The chapter and laws referred to relate to railroads and common carriers. The proceeding here involved was before the district court on appeal. It is clearly within the language of the law. There is no ambiguity. To ascertain its meaning and intent, no reference need be made to previous legislative enactments. The award of $100 as counsel fees against defendant and for taxable disbursements was proper. Plaintiffs may have and recover of defendant the further sum of $100 as counsel fees for legal services of their counsel in this court and taxable disbursements.
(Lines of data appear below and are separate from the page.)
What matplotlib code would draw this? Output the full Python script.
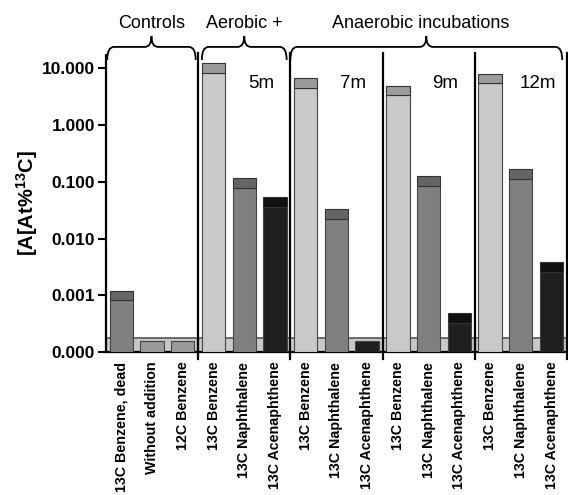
import numpy as np
import matplotlib
matplotlib.use("Agg")
import matplotlib.pyplot as plt
from matplotlib.path import Path
from matplotlib.patches import PathPatch
from matplotlib.transforms import blended_transform_factory
from matplotlib.ticker import FixedLocator, FuncFormatter, NullLocator

plt.rcParams['font.family'] = ['Liberation Sans', 'DejaVu Sans']
plt.rcParams['mathtext.fontset'] = 'custom'
plt.rcParams['mathtext.bf'] = 'Liberation Sans:bold'
plt.rcParams['mathtext.rm'] = 'Liberation Sans'

# ---- data ----
labels = ["13C Benzene, dead", "Without addition", "12C Benzene",
          "13C Benzene", "13C Naphthalene", "13C Acenaphthene",
          "13C Benzene", "13C Naphthalene", "13C Acenaphthene",
          "13C Benzene", "13C Naphthalene", "13C Acenaphthene",
          "13C Benzene", "13C Naphthalene", "13C Acenaphthene"]
means  = [8.3e-4, 1.56e-4, 1.56e-4,
          8.4, 0.079, 0.0366,
          4.5, 0.0222, 1.56e-4,
          3.4, 0.085, 3.3e-4,
          5.5, 0.114, 2.55e-3]
uppers = [1.2e-3, None, None,
          12.6, 0.119, 0.055,
          6.7, 0.033, None,
          5.0, 0.127, 4.8e-4,
          8.0, 0.169, 3.8e-3]
kind = ["ctrl", "blank", "blank",
        "benz", "naph", "acen",
        "benz", "naph", "acen",
        "benz", "naph", "acen",
        "benz", "naph", "acen"]
group_names = ["5m", "7m", "9m", "12m"]
detect_limit = 1.75e-4
ymin, ymax = 1e-4, 17.3

fill = {"ctrl": "#808080", "blank": "#9a9a9a", "benz": "#c9c9c9",
        "naph": "#808080", "acen": "#1e1e1e"}
cap = {"ctrl": "#666666", "blank": "#9a9a9a", "benz": "#9c9c9c",
       "naph": "#656565", "acen": "#111111"}

fig = plt.figure(figsize=(5.68, 4.95), dpi=100)
ax = fig.add_axes([0.1866, 0.2889, 0.8114, 0.6001])
ax.set_yscale("log")
ax.set_ylim(ymin, ymax)
ax.set_xlim(-0.5, 14.5)

x = np.arange(len(labels))
# detection-limit band
ax.axhspan(ymin, detect_limit, color="#c8c8c8", zorder=1, lw=0)
ax.axhline(detect_limit, color="#6a6a6a", lw=1.4, zorder=1.5)

w = 0.76
for xi, m, u, k in zip(x, means, uppers, kind):
    ax.bar(xi, m - ymin, bottom=ymin, width=w, color=fill[k],
           edgecolor="#444444", lw=0.8, zorder=3)
    if u is not None:
        ax.bar(xi, u - m, bottom=m, width=w, color=cap[k],
               edgecolor="#333333", lw=0.8, zorder=3)

# group separators
trans = blended_transform_factory(ax.transData, ax.transAxes)
for b in [2.5, 5.5, 8.5, 11.5, 14.5]:
    ax.plot([b, b], [-0.024, 1.007], transform=trans, color="black",
            lw=1.6, clip_on=False, zorder=5)

for i, g in enumerate(group_names):
    ax.text(3 + 3 * i + 1.55, 0.905, g, transform=trans, ha="center",
            va="center", fontsize=13.5)

# curly braces above the plot
def brace(x0, x1, yb=0.983, h=0.08, r=0.22):
    ym = yb + h * 0.55
    yt = yb + h
    xc = 0.5 * (x0 + x1)
    verts = [(x0, yb), (x0, ym), (x0 + r, ym), (xc - r, ym),
             (xc, ym), (xc, yt), (xc, ym), (xc + r, ym),
             (x1 - r, ym), (x1, ym), (x1, yb)]
    codes = [Path.MOVETO, Path.CURVE3, Path.CURVE3, Path.LINETO,
             Path.CURVE3, Path.CURVE3, Path.CURVE3, Path.CURVE3,
             Path.LINETO, Path.CURVE3, Path.CURVE3]
    ax.add_patch(PathPatch(Path(verts, codes), transform=trans, fill=False,
                           lw=1.3, color="black", clip_on=False))

brace(-0.46, 2.42)
brace(2.62, 5.38)
brace(5.5, 14.35)
ax.text(1.0, 1.105, "Controls", transform=trans, ha="center", va="center", fontsize=13)
ax.text(4.0, 1.105, "Aerobic +", transform=trans, ha="center", va="center", fontsize=13)
ax.text(9.75, 1.105, "Anaerobic incubations", transform=trans, ha="center", va="center", fontsize=13)

# axes styling
ax.spines["top"].set_visible(False)
ax.spines["right"].set_visible(False)
ax.spines["left"].set_linewidth(1.6)
ax.spines["bottom"].set_linewidth(1.6)
ax.yaxis.set_major_locator(FixedLocator([1e-4, 1e-3, 1e-2, 1e-1, 1, 10]))
ax.yaxis.set_minor_locator(NullLocator())
ax.yaxis.set_major_formatter(FuncFormatter(lambda v, p: f"{v:.3f}"))
ax.tick_params(axis="y", length=6, width=1.5, labelsize=12.5, pad=2)
for t in ax.get_yticklabels():
    t.set_fontweight("bold")
ax.set_xticks(x)
ax.set_xticklabels(labels, rotation=90, fontsize=10.3, fontweight="bold")
ax.tick_params(axis="x", length=0, pad=7)
ax.set_ylabel(r"[A[At%$^{\mathbf{13}}$C]", fontsize=14.5, fontweight="bold", labelpad=1)

fig.savefig("out.png", dpi=100)
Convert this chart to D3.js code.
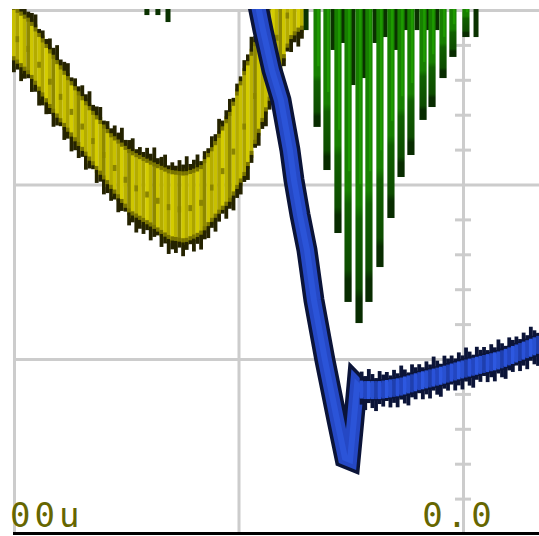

We have given full consideration to all the assignments of error and the able arguments, both printed and oral, in support thereof. We find that the determination of the trial court as to the facts and the law is correct.
Order affirmed.
The words "annual business" as used in the statute seem to me to mean the business of the operating company only. The railroad should not be required to incur expense in the administration of a local station wholly out of proportion to what it realizes therefrom. The carrier's income should be the controlling criterion in determining whether the added expense is reasonable. We too often overlook the fact that added expense to a railroad company is simply passed on to the public. I think the legislature intended to impose the expense of "agency service" only when the company's business or income from the traffic at the particular station would warrant it. It prescribed a standard. The construction adopted is unfair, and hence the legislature would not so intend. This construction deprives the stations from which the incoming business originated and the stations at which outgoing business was received of their proper credit. This company is now charged with full benefit of all the traffic whereas perhaps the major portion of the income therefrom goes to other lines. To my mind reason does not support this theory, and I believe the conclusion reached by the court is at war with the intent of the legislature. It puts a burden upon the particular carrier because of somebody else's business.
I feel that the construction of the statute urged by the Chief Justice is the correct one.